🤖 AI Summary
To address the prevalent reward collapse problem in diffusion model fine-tuning, this paper proposes an entropy-regularized stochastic control framework and— for the first time—rigorously extends it to general *f*-divergence regularization. Methodologically, we formulate a continuous-time stochastic control model, integrating Itô calculus with variational inference to derive a computationally tractable and provably convergent optimal control policy. Theoretically, we establish that the proposed regularization effectively mitigates reward collapse; empirically, it significantly improves both sample quality and diversity.
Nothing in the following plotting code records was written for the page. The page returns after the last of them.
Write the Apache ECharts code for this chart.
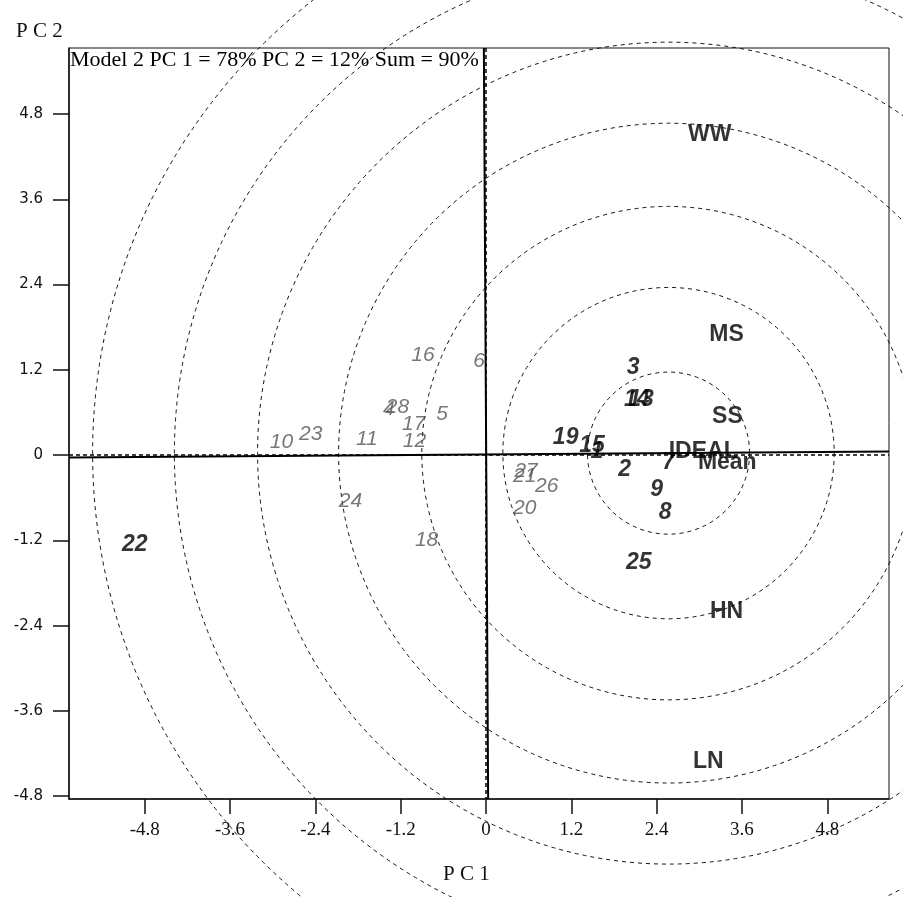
<!DOCTYPE html>
<html>
<head>
<meta charset="utf-8">
<script src="https://cdn.jsdelivr.net/npm/echarts@6/dist/echarts.min.js"></script>
<style>
html,body{margin:0;padding:0;background:#fff;}
#chart{width:903px;height:897px;}
</style>
</head>
<body>
<div id="chart"></div>
<script>
// ---- data ----
const xRange = [-5.865, 5.668];
const yRange = [-4.84, 5.73];
const xTicks = [-4.8, -3.6, -2.4, -1.2, 0, 1.2, 2.4, 3.6, 4.8];
const yTicks = [-4.8, -3.6, -2.4, -1.2, 0, 1.2, 2.4, 3.6, 4.8];

const envNames = ['WW', 'MS', 'SS', 'HN', 'LN', 'IDEAL', 'Mean'];
const envPC1 = [2.84, 3.14, 3.18, 3.15, 2.91, 2.57, 2.98];
const envPC2 = [4.51, 1.69, 0.54, -2.20, -4.31, 0.05, -0.11];

const boldNames = ['1', '2', '3', '7', '8', '9', '13', '14', '15', '19', '22', '25'];
const boldPC1 = [1.47, 1.86, 1.98, 2.48, 2.43, 2.31, 2.00, 1.94, 1.31, 0.94, -5.12, 1.97];
const boldPC2 = [0.05, -0.20, 1.23, -0.11, -0.81, -0.49, 0.78, 0.78, 0.14, 0.25, -1.26, -1.51];

const grayNames = ['4', '5', '6', '10', '11', '12', '16', '17', '18', '20', '21', '23', '24', '26', '27', '28'];
const grayPC1 = [-1.45, -0.70, -0.18, -3.04, -1.83, -1.17, -1.05, -1.18, -1.00, 0.38, 0.38, -2.63, -2.07, 0.69, 0.40, -1.41];
const grayPC2 = [0.65, 0.57, 1.32, 0.18, 0.22, 0.19, 1.41, 0.43, -1.19, -0.74, -0.30, 0.30, -0.65, -0.44, -0.22, 0.68];

const circleCenter = [2.567, 0.028];
const circleRadii = [1.14, 2.33, 3.47, 4.64, 5.78, 6.95, 8.10];

const pc1AxisSolid = [[-5.865, -0.035], [5.668, 0.05]];
const pc2AxisSolid = [[-0.03, 5.73], [0.03, -4.84]];
const pc1AxisDash = [[-5.865, 0], [5.668, 0]];
const pc2AxisDash = [[0, 5.73], [0, -4.84]];

const titleText = 'Model 2 PC 1 = 78% PC 2 = 12% Sum = 90%';
const xName = 'P C 1';
const yName = 'P C 2';

// ---- chart ----
const chart = echarts.init(document.getElementById('chart'), null, {renderer: 'canvas'});

function pts(names, xs, ys) {
  return names.map((n, i) => ({name: n, value: [xs[i], ys[i]]}));
}
function fmt(v) { return String(Math.round(v * 10) / 10); }

const labelSeries = (names, xs, ys, style) => ({
  type: 'scatter',
  data: pts(names, xs, ys),
  symbolSize: 0,
  silent: true,
  z: 10,
  label: Object.assign({
    show: true,
    position: 'right',
    distance: 0,
    formatter: p => p.name,
    verticalAlign: 'middle'
  }, style)
});

const option = {
  animation: false,
  backgroundColor: '#ffffff',
  grid: {left: 69, right: 14, top: 48, bottom: 98, show: true, borderColor: '#111', borderWidth: 1, containLabel: false},
  title: {
    text: titleText, left: 70, top: 49, padding: 0,
    textStyle: {fontFamily: 'Liberation Serif', fontSize: 22, fontWeight: 'normal', color: '#000'}
  },
  graphic: [
    {type: 'text', left: 16, top: 21, style: {text: yName, font: '21px "Liberation Serif"', fill: '#111'}},
    {type: 'text', left: 443, top: 864, style: {text: xName, font: '21px "Liberation Serif"', fill: '#111'}}
  ],
  xAxis: {
    type: 'value', min: xRange[0], max: xRange[1],
    axisLine: {show: true, onZero: false, lineStyle: {color: '#111', width: 1.5}},
    axisTick: {show: true, length: 15, customValues: xTicks, lineStyle: {color: '#111', width: 1.5}},
    axisLabel: {customValues: xTicks, formatter: fmt, margin: 22, fontFamily: 'Liberation Serif', fontSize: 19, color: '#111'},
    splitLine: {show: false}
  },
  yAxis: {
    type: 'value', min: yRange[0], max: yRange[1],
    axisLine: {show: true, onZero: false, lineStyle: {color: '#111', width: 1.5}},
    axisTick: {show: true, length: 16, customValues: yTicks, lineStyle: {color: '#111', width: 1.5}},
    axisLabel: {customValues: yTicks, formatter: fmt, margin: 26, fontFamily: 'DejaVu Sans', fontSize: 15, color: '#111'},
    splitLine: {show: false}
  },
  series: [
    {
      type: 'custom',
      clip: false,
      silent: true,
      z: 1,
      data: circleRadii.map(r => [circleCenter[0], circleCenter[1], r]),
      encode: {x: 0, y: 1},
      renderItem: function (params, api) {
        const c = api.coord([api.value(0), api.value(1)]);
        const r = api.size([api.value(2), 0])[0];
        return {
          type: 'circle',
          shape: {cx: c[0], cy: c[1], r: r},
          style: {fill: null, stroke: '#111', lineWidth: 1, lineDash: [4, 4]},
          silent: true
        };
      }
    },
    {type: 'line', data: pc1AxisDash, symbol: 'none', silent: true, z: 2, lineStyle: {color: '#000', width: 1.5, type: [4, 3]}},
    {type: 'line', data: pc2AxisDash, symbol: 'none', silent: true, z: 2, lineStyle: {color: '#000', width: 1.5, type: [4, 3]}},
    {type: 'line', data: pc1AxisSolid, symbol: 'none', silent: true, z: 2, lineStyle: {color: '#000', width: 2}},
    {type: 'line', data: pc2AxisSolid, symbol: 'none', silent: true, z: 2, lineStyle: {color: '#000', width: 2}},
    labelSeries(envNames, envPC1, envPC2, {fontFamily: 'Liberation Sans', fontSize: 23, fontWeight: 'bold', color: '#000'}),
    labelSeries(boldNames, boldPC1, boldPC2, {fontFamily: 'Liberation Sans', fontSize: 23, fontWeight: 'bold', fontStyle: 'italic', color: '#000'}),
    labelSeries(grayNames, grayPC1, grayPC2, {fontFamily: 'Liberation Sans', fontSize: 21, fontStyle: 'italic', color: '#555'})
  ]
};
chart.setOption(option);
</script>
</body>
</html>
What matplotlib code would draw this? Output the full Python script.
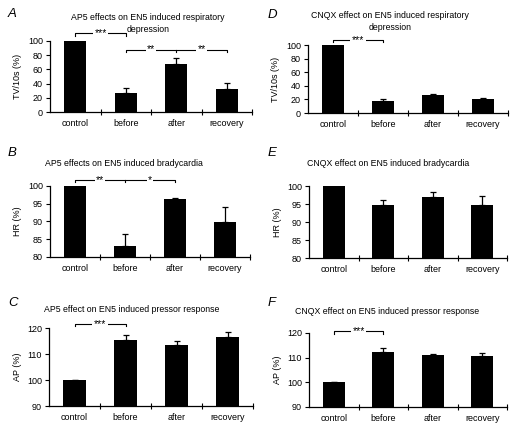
import numpy as np
import matplotlib
matplotlib.use("Agg")
import matplotlib.pyplot as plt

plt.rcParams['font.family'] = ['Liberation Sans', 'DejaVu Sans']

categories = ["control", "before", "after", "recovery"]

# panel values (% of control) and upper error
ap5_tv = [100, 27, 67, 32]
ap5_tv_err = [0, 7, 9, 9]
ap5_hr = [100, 83, 96.2, 89.9]
ap5_hr_err = [0, 3.5, 0.5, 4.1]
ap5_ap = [100, 115.5, 113.6, 116.7]
ap5_ap_err = [0, 1.9, 1.4, 1.8]
cnqx_tv = [100, 18, 27, 21]
cnqx_tv_err = [0, 2, 1.4, 0.5]
cnqx_hr = [100, 94.7, 96.9, 94.6]
cnqx_hr_err = [0, 1.4, 1.3, 2.6]
cnqx_ap = [100, 112.2, 111.1, 110.7]
cnqx_ap_err = [0, 1.6, 0.3, 1.1]

titles = {
    "A": ["AP5 effects on EN5 induced respiratory", "depression"],
    "B": ["AP5 effects on EN5 induced bradycardia"],
    "C": ["AP5 effect on EN5 induced pressor response"],
    "D": ["CNQX effect on EN5 induced respiratory", "depression"],
    "E": ["CNQX effect on EN5 induced bradycardia"],
    "F": ["CNQX effect on EN5 induced pressor response"],
}

W, H = 520, 438


def px_axes(l, r, t, b):
    return [l / W, 1 - b / H, (r - l) / W, (b - t) / H]


panels = [
    # key, values, errors, ylabel, ylim, yticks, axes box (px), title x, title y, letter y
    ("A", ap5_tv, ap5_tv_err, "TV/10s (%)", (0, 100), np.arange(0, 101, 20), (50, 252, 41, 112), 148, 17, 14),
    ("B", ap5_hr, ap5_hr_err, "HR (%)", (80, 100), np.arange(80, 101, 5), (50, 250, 186, 257), 124, 164, 153),
    ("C", ap5_ap, ap5_ap_err, "AP (%)", (90, 120), np.arange(90, 121, 10), (49, 253, 328, 406), 132, 309, 303),
    ("D", cnqx_tv, cnqx_tv_err, "TV/10s (%)", (0, 100), np.arange(0, 101, 20), (308, 508, 45, 113), 390, 15, 15),
    ("E", cnqx_hr, cnqx_hr_err, "HR (%)", (80, 100), np.arange(80, 101, 5), (309, 507, 186, 258), 388, 164, 153),
    ("F", cnqx_ap, cnqx_ap_err, "AP (%)", (90, 120), np.arange(90, 121, 10), (309, 507, 333, 407), 387, 312, 303),
]

# significance brackets: (x0, x1, y, middle ticks, [(x, label), ...])
brackets = {
    "A": [(0, 1, 111, [], [(0.5, "***")]),
          (1, 3, 88, [2], [(1.5, "**"), (2.5, "**")])],
    "B": [(0, 2, 101.8, [1], [(0.5, "**"), (1.5, "*")])],
    "C": [(0, 1, 121.7, [], [(0.5, "***")])],
    "D": [(0, 1, 107.8, [], [(0.5, "***")])],
    "F": [(0, 1, 120.7, [], [(0.5, "***")])],
}

fig = plt.figure(figsize=(W / 100, H / 100), dpi=100)

for key, vals, errs, ylabel, ylim, yticks, box, tx, ty, ly in panels:
    ax = fig.add_axes(px_axes(*box))
    x = np.arange(len(categories))
    ax.bar(x, vals, width=0.44, color="black")
    ax.errorbar(x, vals, yerr=[np.zeros(len(errs)), errs], fmt="none",
                ecolor="black", elinewidth=0.9, capsize=2.5, capthick=0.9)
    ax.set_xlim(-0.5, 3.5)
    ax.set_ylim(*ylim)
    ax.set_yticks(yticks)
    ax.set_xticks(x)
    ax.set_xticklabels(categories, fontsize=6.5)
    ax.set_xticks(np.arange(0.5, 4, 1), minor=True)
    ax.tick_params(axis="x", which="major", length=0, pad=5)
    ax.tick_params(axis="x", which="minor", length=4, direction="inout", width=0.8)
    ax.tick_params(axis="y", labelsize=6.5, length=3, width=0.8, pad=2)
    for s in ("top", "right"):
        ax.spines[s].set_visible(False)
    for s in ("left", "bottom"):
        ax.spines[s].set_linewidth(0.9)
    ax.set_ylabel(ylabel, fontsize=6.5, labelpad=4)

    for i, line in enumerate(titles[key]):
        fig.text(tx / W, 1 - (ty + 12 * i) / H, line, fontsize=6.3,
                 ha="center", va="center")
    lx = 8 if box[0] < 200 else 268
    fig.text(lx / W, 1 - ly / H, key, fontsize=9.5, style="italic",
             ha="left", va="center")

    span = ylim[1] - ylim[0]
    tick = 0.035 * span
    for x0, x1, y, mids, labels in brackets.get(key, []):
        ax.plot([x0, x0, x1, x1], [y - tick, y, y, y - tick], color="black",
                lw=0.8, clip_on=False)
        for m in mids:
            ax.plot([m, m], [y, y - tick], color="black", lw=0.8, clip_on=False)
        for lxp, lab in labels:
            ax.text(lxp, y, lab, fontsize=7.5, ha="center", va="center",
                    bbox=dict(facecolor="white", edgecolor="none", pad=1.0),
                    clip_on=False)

fig.savefig("out.png", dpi=100)
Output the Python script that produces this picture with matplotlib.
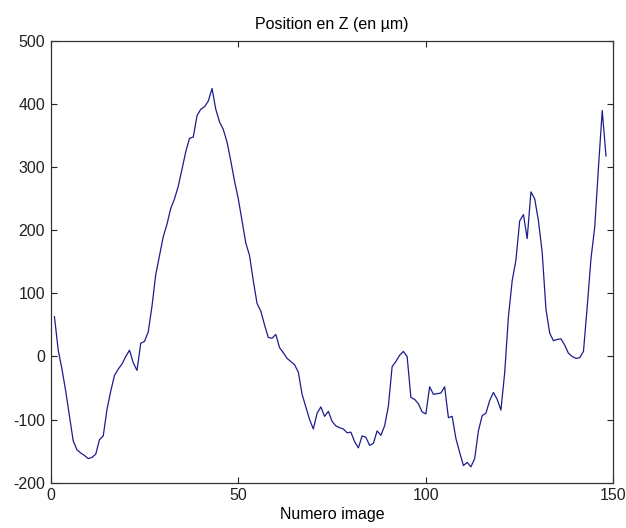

Key contributions include: (1) the first rigorous stochastic control analysis framework specifically designed for diffusion model fine-tuning; (2) a unified generalization of entropy regularization to arbitrary *f*-divergences, substantially enhancing methodological generality and robustness; and (3) a practical fine-tuning paradigm implementable under multiple divergence metrics.
📝 Abstract
This paper aims to develop and provide a rigorous treatment to the problem of entropy regularized fine-tuning in the context of continuous-time diffusion models, which was recently proposed by Uehara et al. (arXiv:2402.15194, 2024). The idea is to use stochastic control for sample generation, where the entropy regularizer is introduced to mitigate reward collapse. We also show how the analysis can be extended to fine-tuning involving a general $f$-divergence regularizer.